Venture Capital and Private Equity: Beyond the Headlines

You've heard the stories: early investors in Uber or Airbnb making 100x returns. What you hear less about is the systematic approach to venture capital and private equity allocation.

Traditional asset managers might offer access to a private equity fund of funds, but that's often where it stops. They're not typically:

  • Sourcing direct investment opportunities

  • Building diversified portfolios across multiple vintages

  • Providing co-investment options

  • Structuring favorable fee arrangements

The venture and private equity landscape requires specialized knowledge, strong networks, and ongoing portfolio management. Most traditional firms don't have teams dedicated to this space, so they either avoid it or outsource it in ways that add unnecessary fee layers.

Hedge Fund Strategies: More Than Just High Fees

Hedge funds get a bad rap, often deservedly so when it comes to fees. But not all hedge fund strategies are created equal, and some provide genuine portfolio benefits:

  • Long-short equity can reduce market exposure while maintaining alpha generation

  • Market neutral strategies provide returns uncorrelated to broader markets

  • Managed futures can profit during trending markets in any direction

  • Event-driven strategies capitalize on corporate actions and special situations

The key is accessing funds with proven track records, reasonable fee structures, and strategies that genuinely diversify your portfolio. Traditional managers often skip hedge funds entirely or only offer access to the most established (and expensive) names in the industry.

The Integration Advantage

Here's what separates forward-thinking asset managers from traditional ones: integration.

It's not enough to simply offer access to these various opportunities. The real value comes from:

  1. Strategic allocation across traditional, alternative, and digital assets

  2. Dynamic rebalancing based on market conditions and opportunity sets

  3. Tax optimization across multiple investment structures

  4. Risk management that accounts for correlation changes during market stress

  5. Operational efficiency in managing diverse holdings

This requires technology infrastructure, specialized expertise, and a willingness to challenge conventional wisdom. Most traditional asset management firms are structured around managing liquid securities. Everything else is an afterthought.

What This Means for You

If you're an accredited investor working with a traditional asset manager, ask yourself:

  • Is my portfolio truly diversified, or just diversified within public markets?

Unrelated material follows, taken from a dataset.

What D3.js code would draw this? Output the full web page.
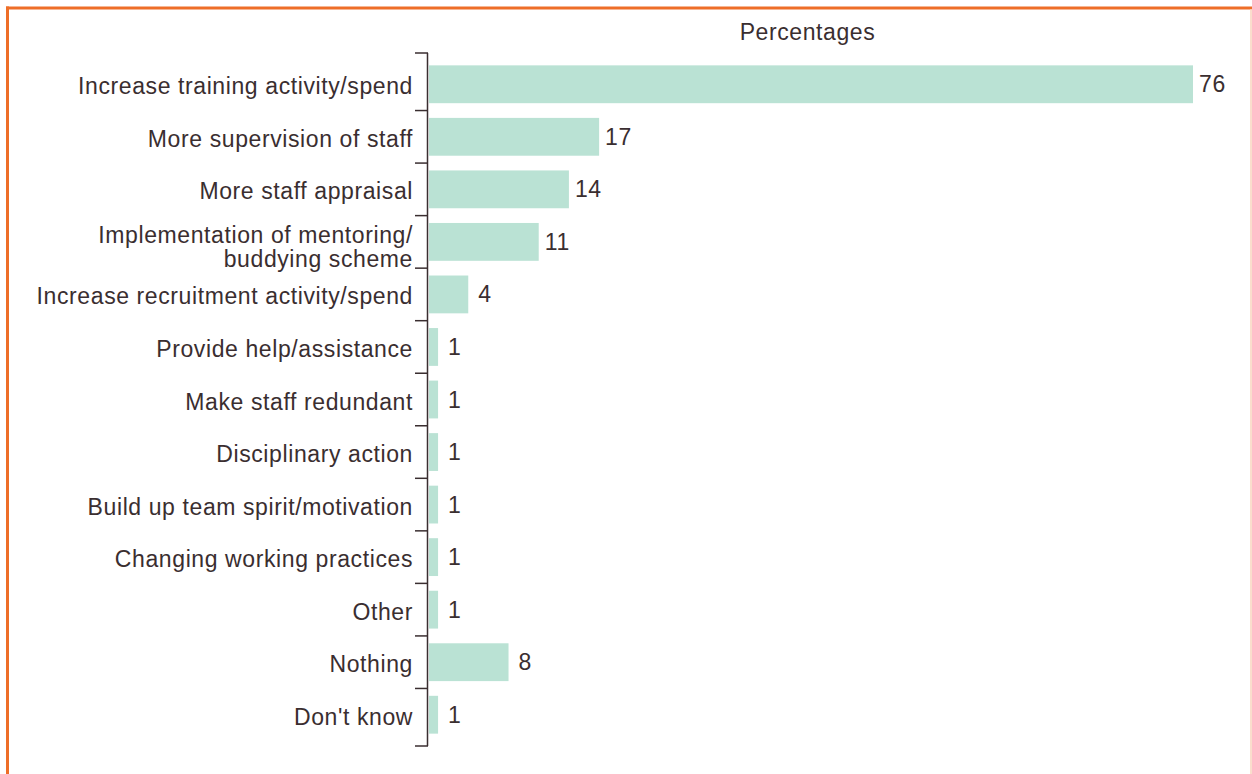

  • Am I capturing the full range of opportunities available to someone with my financial resources?

  • Is my manager staying current with emerging asset classes and strategies?

  • Are fees justified by actual value creation, or am I paying for brand names and legacy infrastructure?

The opportunities are available. The question is whether your current asset management relationship is positioned to help you capture them effectively.

At Mogul Strategies, we believe the future of asset management lies in seamlessly blending traditional strategies with innovative approaches. We're not interested in abandoning what works: we're interested in expanding what's possible.

The investment landscape has evolved. Your portfolio strategy should too.